Haller değişir, ama kader değişmez. Mesela, bir fakir çalışıp zengin olmakla, “Ben kaderimi değiştirdim.” diyemez. Değişen onun hâlidir, fakirliğin yerini zenginlik almıştır. Şöyle demesi gerekir: “Benim kaderimde önce fakir olmak, sonra da çalışıp zengin olmak varmış.

İslam bize, “Kadere inanıyorsan tedbiri bırakacaksın.” demiyor. Aksine, önce tedbir alıp, sonra tevekkül etmemizi istiyor.

(Gerçeğe Doğru)

Ah Keşke

Dediklerine göre Ay’ın hep tek yüzünü görürmüşüz. Arka yüzü bir türlü dünyaya çevrilmezmiş. Kaderi de ay gibi görüyor olmalıyız.

Olanıyla biliyoruz kaderi. Olduğu kadarıyla görüyoruz. “Olmasaydı…”lar Ay’ın arka yüzü gibi gözümüzden uzağa düşüyor. “Ya o kurşun bir santim sağdan geçseydi…” diye başladığımızda düşünmeye, hayalimizin eli ayağı zifiri karanlıkta birbirine dolaşıyor. “Olan olmuştur bir kere…” Kurşunun kalbine değdiği sevdiğimiz, birkaç santimlik farkla, birkaç saniyelik tevafukla bu dünyadan göçmüştür. Olan olmuştur ve nasibimize düşen de olmuş olandır.
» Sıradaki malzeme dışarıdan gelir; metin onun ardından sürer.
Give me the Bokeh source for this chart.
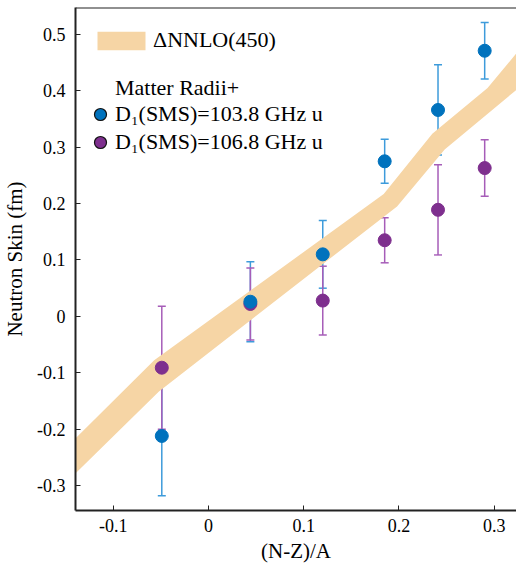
from bokeh.plotting import figure
from bokeh.models import (Range1d, FixedTicker, Whisker, TeeHead, ColumnDataSource,
                          Legend, LegendItem, Span)
from bokeh.embed import file_html
from bokeh.resources import INLINE

# ---- data ----
nz_over_a = [-0.049, 0.044, 0.120, 0.185, 0.241, 0.290]
skin_1038 = [-0.212, 0.026, 0.110, 0.275, 0.366, 0.471]
err_1038 = [0.106, 0.071, 0.060, 0.039, 0.080, 0.050]
skin_1068 = [-0.091, 0.022, 0.028, 0.135, 0.189, 0.263]
err_1068 = [0.109, 0.064, 0.061, 0.040, 0.080, 0.050]

band_upper_x = [-0.140, -0.057, 0.184, 0.235, 0.293, 0.330]
band_upper_y = [-0.217, -0.078, 0.217, 0.324, 0.405, 0.480]
band_lower_x = [-0.140, -0.052, 0.198, 0.248, 0.330]
band_lower_y = [-0.279, -0.133, 0.195, 0.296, 0.411]

x_ticks = [-0.1, 0.0, 0.1, 0.2, 0.3]
x_tick_labels = ["-0.1", "0", "0.1", "0.2", "0.3"]
y_ticks = [-0.3, -0.2, -0.1, 0.0, 0.1, 0.2, 0.3, 0.4, 0.5]
y_tick_labels = ["-0.3", "-0.2", "-0.1", "0", "0.1", "0.2", "0.3", "0.4", "0.5"]

label_band = "\u0394NNLO(450)"
label_group = "Matter Radii+"
label_1038 = "D\u2081(SMS)=103.8 GHz u"
label_1068 = "D\u2081(SMS)=106.8 GHz u"
x_title = "(N-Z)/A"
y_title = "Neutron Skin (fm)"

# ---- styles ----
FONT = "Liberation Serif"
BAND = "#F6D5A5"
BLUE = "#0072BD"
BLUE_ERR = "#3D9BDB"
PURPLE = "#7E2F8E"
PURPLE_ERR = "#A65DB8"
AXIS = "#222222"

X0, X1 = -0.1396, 0.3234
Y0, Y1 = -0.3442, 0.5477

p = figure(frame_width=441, frame_height=503, output_backend="svg", toolbar_location=None,
           x_range=Range1d(X0, X1), y_range=Range1d(Y0, Y1),
           min_border_left=75, min_border_right=0, min_border_top=7, min_border_bottom=40)
p.background_fill_color = "white"
p.border_fill_color = "white"
p.outline_line_color = None
p.grid.visible = False

# band
band_x = band_upper_x + band_lower_x[::-1]
band_y = band_upper_y + band_lower_y[::-1]
band = p.patch(band_x, band_y, fill_color=BAND, line_color=None)

# error bars
src_b = ColumnDataSource(dict(x=nz_over_a, y=skin_1038,
                              lo=[v - e for v, e in zip(skin_1038, err_1038)],
                              hi=[v + e for v, e in zip(skin_1038, err_1038)]))
src_p = ColumnDataSource(dict(x=nz_over_a, y=skin_1068,
                              lo=[v - e for v, e in zip(skin_1068, err_1068)],
                              hi=[v + e for v, e in zip(skin_1068, err_1068)]))
for src, col in ((src_b, BLUE_ERR), (src_p, PURPLE_ERR)):
    w = Whisker(base="x", lower="lo", upper="hi", source=src, dimension="height",
                line_color=col, line_width=1.5,
                upper_head=TeeHead(size=8, line_color=col, line_width=1.5),
                lower_head=TeeHead(size=8, line_color=col, line_width=1.5))
    p.add_layout(w)

p.scatter("x", "y", source=src_p, size=13, fill_color=PURPLE, line_color=PURPLE)
p.scatter("x", "y", source=src_b, size=13, fill_color=BLUE, line_color=BLUE)

# legend proxies (hidden renderers)
r_grp = p.scatter("x", "y", source=src_b, size=1, fill_alpha=0, line_alpha=0, visible=False)
r_b = p.scatter("x", "y", source=src_b, fill_color=BLUE, line_color="#111111",
                line_width=1.2, visible=False)
r_p = p.scatter("x", "y", source=src_p, fill_color=PURPLE, line_color="#111111",
                line_width=1.2, visible=False)


def make_legend(label, renderer, loc, gw, gh, standoff):
    return Legend(items=[LegendItem(label=label, renderers=[renderer])],
                  location=loc, glyph_width=gw, glyph_height=gh, label_height=gh,
                  label_standoff=standoff, padding=0, margin=0, spacing=0,
                  border_line_color=None, background_fill_alpha=0,
                  label_text_font=FONT, label_text_font_size="22px",
                  label_text_color="black")


p.add_layout(make_legend(label_band, band, (16, 457), 60, 23, 2))
p.add_layout(make_legend(label_group, r_grp, (10, 406), 30, 32, 0))
p.add_layout(make_legend(label_1038, r_b, (10, 380), 30, 32, 0))
p.add_layout(make_legend(label_1068, r_p, (10, 352), 30, 32, 0))

# top frame line
p.add_layout(Span(location=Y1, dimension="width", line_color=AXIS, line_width=2))

# axes
for ax in (p.xaxis[0], p.yaxis[0]):
    ax.axis_line_color = AXIS
    ax.axis_line_width = 2
    ax.major_tick_line_color = AXIS
    ax.major_tick_line_width = 1
    ax.major_tick_in = 5
    ax.major_tick_out = 0
    ax.minor_tick_line_color = None
    ax.major_label_text_font = FONT
    ax.major_label_text_font_size = "18px"
    ax.major_label_text_color = "black"
    ax.axis_label_text_font = FONT
    ax.axis_label_text_font_size = "21px"
    ax.axis_label_text_font_style = "normal"
    ax.axis_label_text_color = "black"

p.xaxis.ticker = FixedTicker(ticks=x_ticks)
p.xaxis.major_label_overrides = dict(zip(x_ticks, x_tick_labels))
p.xaxis.axis_label = x_title
p.xaxis.major_label_standoff = 8
p.xaxis.axis_label_standoff = 4

p.yaxis.ticker = FixedTicker(ticks=y_ticks)
p.yaxis.major_label_overrides = dict(zip(y_ticks, y_tick_labels))
p.yaxis.axis_label = y_title
p.yaxis.major_label_standoff = 10
p.yaxis.axis_label_standoff = 7

open("out.html", "w").write(file_html(p, INLINE))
Hayatta bir kereliğine olan neyse odur; sonra dosya kapanır. Hayat, kurşunun “ah keşke…” dediğimiz yerin bir santim solundan akar. Kan da oradan akar, zaman da oradan akar. Zamanı geriye doğru alıp, kurşunu bir santim sağdan ve bir santim soldan koşturacak iki seçenekli bir hayatı yaşamamıza izin yok. Kanı da zamanı da geri akıtamayız. Bir sağa bir de sola doğru çatallanan iki tane kader yok; yazgının dal uçlarından bize düşenleri biliyoruz sadece. Olan olunca oluyor. Binlerce “keşke…“nin emzirdiği, milyonlarca yakıcı “ah!”ın özlediği “öbür türlü olsaydı”lar olmadan kalıyor, kuruntumuzun elinde boynu bükük, solgun bir çiçek gibi duruyor.

O solgun, o yetim çiçeği yeniden tebessüme getirmek için neler neler yapmazdık değil mi? Gece gündüz toprağına varıp sulardık, yapraklarını neredeyse kirpiklerimizle okşardık. Yeter ki “böyle olan” değil de, “şöyle olsaydı…” diye dediğimiz öbür kader tomurcuğu açıversin: “Kurşun atardamarın bir santimcik, sadece bir santimcik sağından geçseydi ya… Ya geç ateş edilseydi ya da birkaç saniye önceden hareket etseydi kaza kurşunuyla vurulan genç kız. Çocuklarının renklerini beğenmediği bayramlıklarını değiştirmek için yeniden caddeye çıkan kadın, az önce geçseydi bombanın patladığı yerden ya da çocukları bayramlıklarını beğenmiş olsaydı. Kırmızı ışık 15 saniye geç sönseydi de, arabanın çarptığı çocuk çoktan kaldırıma çıkmış olsaydı. Kamyonun altına giren otomobildeki aile, üç dakika sonra çıksaydı mola yerinden ya… Annesi elinden daha sıkı tutsaydı Dilara’nın… Yahut komşusuna bıraksaydı Dilara’yı. Şehit olan delikanlı, rapor alsaydı da, bir sonraki celp döneminde askere gitseydi ya…”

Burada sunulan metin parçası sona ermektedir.